Florida CFO Weighs In Against Credit Scoring

Mar 19, 2009

National Underwriter–March 19, 2009


Florida Chief Financial Officer Alex Sink said she is “unimpressed” with auto insurers’ justifications for using credit information in determining rates, and she voiced support for bills that would ban the practice.

In a press briefing today, Ms. Sink noted that in the current economy, consumers’ credit scores could be lowered through no fault of their own, and that could adversely affect their insurance rates.

She cited lost jobs and increased debt as examples of economically-driven factors that could affect credit, and she added insurers “should not be kicking Floridians when they’re down.”
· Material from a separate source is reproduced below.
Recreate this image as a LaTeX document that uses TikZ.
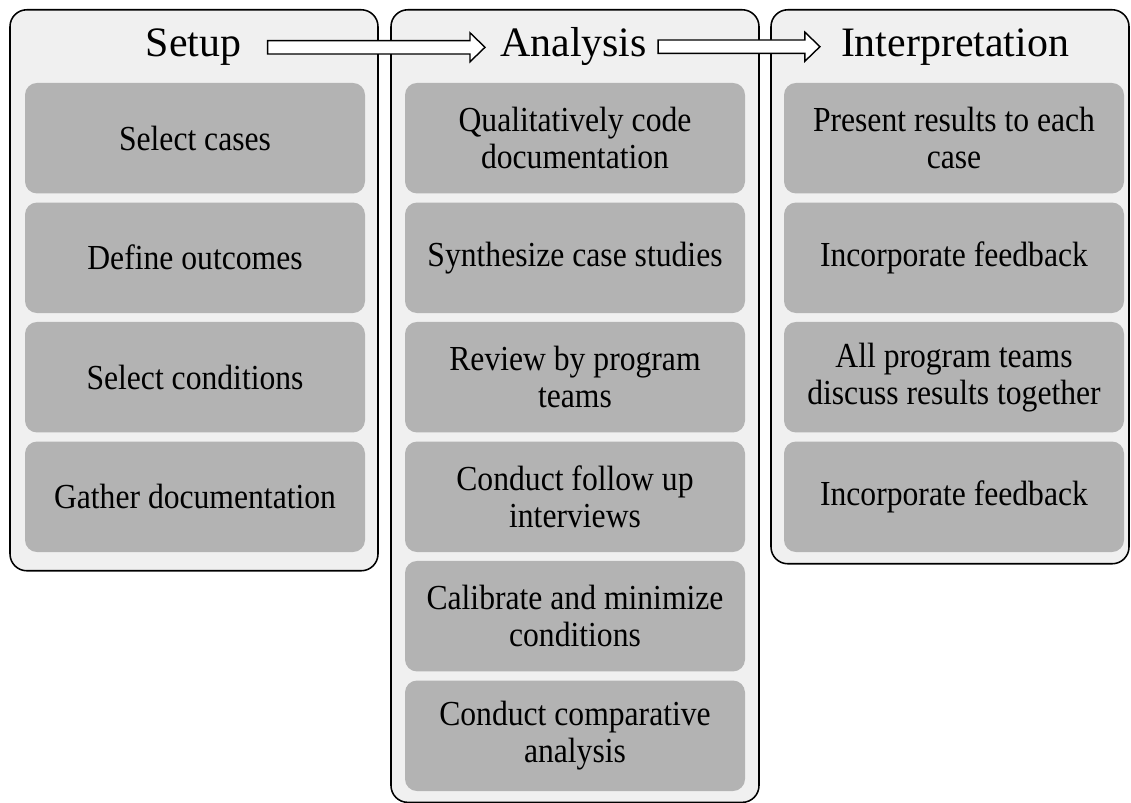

Ms. Sink added she has asked insurers why they feel the need to use credit information, “And frankly I have been very unimpressed with their reasons.”

Sean Shaw, appointed by Ms. Sink last year as Florida’s Consumer Advocate, said insurers have countless other rating factors they can use besides credit, such as age, accident history, and type of car. These factors, he said, are more directly related to driving history.

He added that insurance companies feel they can use any attribute as a rating factor as long as their actuaries can justify it, “and I think that’s wrong.”

A spokesperson for Ms. Sink verified that the Florida CFO would support bills introduced in the Florida Legislature by Senator Ronda Storms, R-Valrico, and Rep. Priscilla Taylor, D-West Palm Beach that would ban the use of credit, as well as education and occupation, as rating factors for auto insurers.

The spokesperson also said Ms. Sink would support any rule from the Office of Insurance Regulation (OIR) that might stem from credit scoring hearings held last month.

The issue of credit scoring received renewed attention at the National Association of Insurance Commissioners (NAIC) Spring Meeting held this week in San Diego. Florida Insurance Commissioner Kevin McCarty helped make the case for a new NAIC hearing that will examine how the use of credit is affecting consumers in the current economy.

The hearing, to be held jointly by the NAIC’s Property-Casualty Committee and the Market Regulation and Consumer Affairs Committee, is expected to occur sometime in April.

During a media briefing at the NAIC conference, representatives for the Property Casualty Insurers Association of America made their case in support of using credit information as a rating factor, noting that it is one of many factors used that is a true predictor of loss.

PCI spokesman Jeff Brewer said it is too simplistic to say the bad economy automatically leads to lower credit scores, and he and other PCI representatives said a recent Wall Street Journal article actually indicated that credit scores are improving for some people as they conserve more money and pay off debts.

Mr. Brewer said in an interview today that sometimes people make an automatic linkage between the economy and credit scores, but the issue, in terms of how people manage their finances, is more complex.

Regarding life-changing circumstances that alter consumers’ credit, Mr. Brewer noted that the National Conference of Insurance Legislators credit scoring model already contains certain exceptions for extraordinary circumstances.

During the February OIR hearing, insurers who were subpoenaed also testified that they have procedures in place to account for life-changing, credit altering events beyond a consumer’s control.

Mr. Brewer said throughout the last few years around 20 to 25 states have bills that look at the issue of credit scoring each year, and he said this year’s legislative activity is consistent with that.

He said the renewed focus by regulators is new, however, and is probably tied to the economy.

American Insurance Association Vice President and Associate General Counsel, in reaction to Ms. Sink’s comments issued a statement that said in part, “Auto insurance rates could actually increase for the vast majority of Florida drivers if insurers were unable to use credit-based insurance scores. Statistics show that today over 59 percent of policyholders nationally, and by some company public testimony, upwards of 75 percent of their customers, pay lower premiums because of insurers’ use of credit-based insurance scoring.”